### Task details
Transcribe the listing verbatim. Do not carry over any pictures.

-- BEGIN Source excerpt --

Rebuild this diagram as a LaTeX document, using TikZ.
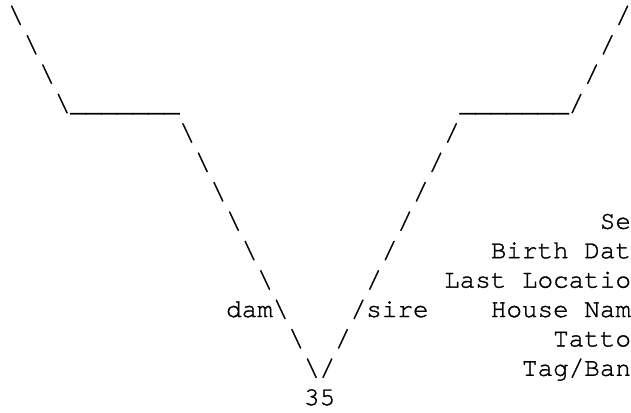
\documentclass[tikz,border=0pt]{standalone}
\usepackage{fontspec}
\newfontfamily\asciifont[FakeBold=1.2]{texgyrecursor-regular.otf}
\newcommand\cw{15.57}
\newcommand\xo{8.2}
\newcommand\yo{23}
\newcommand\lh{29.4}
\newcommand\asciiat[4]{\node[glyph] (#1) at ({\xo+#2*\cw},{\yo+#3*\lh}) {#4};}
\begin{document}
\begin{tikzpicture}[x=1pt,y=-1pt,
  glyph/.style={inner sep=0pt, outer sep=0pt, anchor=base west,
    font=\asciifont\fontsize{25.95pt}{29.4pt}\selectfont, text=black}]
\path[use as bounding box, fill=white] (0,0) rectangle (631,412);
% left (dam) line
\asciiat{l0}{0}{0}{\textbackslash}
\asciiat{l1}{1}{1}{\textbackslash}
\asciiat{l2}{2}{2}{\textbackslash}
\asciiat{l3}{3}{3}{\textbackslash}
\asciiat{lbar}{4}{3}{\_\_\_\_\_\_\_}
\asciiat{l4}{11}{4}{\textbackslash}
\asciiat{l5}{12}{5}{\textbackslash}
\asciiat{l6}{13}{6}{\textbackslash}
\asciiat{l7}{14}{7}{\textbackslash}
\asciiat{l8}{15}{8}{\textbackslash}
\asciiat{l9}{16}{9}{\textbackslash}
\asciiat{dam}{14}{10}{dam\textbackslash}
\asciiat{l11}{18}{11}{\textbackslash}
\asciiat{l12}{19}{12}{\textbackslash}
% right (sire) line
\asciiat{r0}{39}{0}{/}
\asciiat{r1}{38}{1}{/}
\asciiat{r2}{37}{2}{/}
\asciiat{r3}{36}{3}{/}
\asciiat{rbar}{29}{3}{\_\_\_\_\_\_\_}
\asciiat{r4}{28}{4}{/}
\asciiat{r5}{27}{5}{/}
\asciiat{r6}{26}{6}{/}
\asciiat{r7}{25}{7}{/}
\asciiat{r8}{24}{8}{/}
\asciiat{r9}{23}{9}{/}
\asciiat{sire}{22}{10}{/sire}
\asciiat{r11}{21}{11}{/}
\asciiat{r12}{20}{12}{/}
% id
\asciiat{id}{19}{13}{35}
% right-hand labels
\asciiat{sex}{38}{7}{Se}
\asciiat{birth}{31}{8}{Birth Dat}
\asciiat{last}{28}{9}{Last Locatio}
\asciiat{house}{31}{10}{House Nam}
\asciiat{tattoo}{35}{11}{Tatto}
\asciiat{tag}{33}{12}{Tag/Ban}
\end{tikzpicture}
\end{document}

-- END Source excerpt --

### Result
Rebuild this diagram as a LaTeX document, using TikZ.
\documentclass[tikz,border=0pt]{standalone}
\usepackage{fontspec}
\newfontfamily\asciifont[FakeBold=1.2]{texgyrecursor-regular.otf}
\newcommand\cw{15.57}
\newcommand\xo{8.2}
\newcommand\yo{23}
\newcommand\lh{29.4}
\newcommand\asciiat[4]{\node[glyph] (#1) at ({\xo+#2*\cw},{\yo+#3*\lh}) {#4};}
\begin{document}
\begin{tikzpicture}[x=1pt,y=-1pt,
  glyph/.style={inner sep=0pt, outer sep=0pt, anchor=base west,
    font=\asciifont\fontsize{25.95pt}{29.4pt}\selectfont, text=black}]
\path[use as bounding box, fill=white] (0,0) rectangle (631,412);
% left (dam) line
\asciiat{l0}{0}{0}{\textbackslash}
\asciiat{l1}{1}{1}{\textbackslash}
\asciiat{l2}{2}{2}{\textbackslash}
\asciiat{l3}{3}{3}{\textbackslash}
\asciiat{lbar}{4}{3}{\_\_\_\_\_\_\_}
\asciiat{l4}{11}{4}{\textbackslash}
\asciiat{l5}{12}{5}{\textbackslash}
\asciiat{l6}{13}{6}{\textbackslash}
\asciiat{l7}{14}{7}{\textbackslash}
\asciiat{l8}{15}{8}{\textbackslash}
\asciiat{l9}{16}{9}{\textbackslash}
\asciiat{dam}{14}{10}{dam\textbackslash}
\asciiat{l11}{18}{11}{\textbackslash}
\asciiat{l12}{19}{12}{\textbackslash}
% right (sire) line
\asciiat{r0}{39}{0}{/}
\asciiat{r1}{38}{1}{/}
\asciiat{r2}{37}{2}{/}
\asciiat{r3}{36}{3}{/}
\asciiat{rbar}{29}{3}{\_\_\_\_\_\_\_}
\asciiat{r4}{28}{4}{/}
\asciiat{r5}{27}{5}{/}
\asciiat{r6}{26}{6}{/}
\asciiat{r7}{25}{7}{/}
\asciiat{r8}{24}{8}{/}
\asciiat{r9}{23}{9}{/}
\asciiat{sire}{22}{10}{/sire}
\asciiat{r11}{21}{11}{/}
\asciiat{r12}{20}{12}{/}
% id
\asciiat{id}{19}{13}{35}
% right-hand labels
\asciiat{sex}{38}{7}{Se}
\asciiat{birth}{31}{8}{Birth Dat}
\asciiat{last}{28}{9}{Last Locatio}
\asciiat{house}{31}{10}{House Nam}
\asciiat{tattoo}{35}{11}{Tatto}
\asciiat{tag}{33}{12}{Tag/Ban}
\end{tikzpicture}
\end{document}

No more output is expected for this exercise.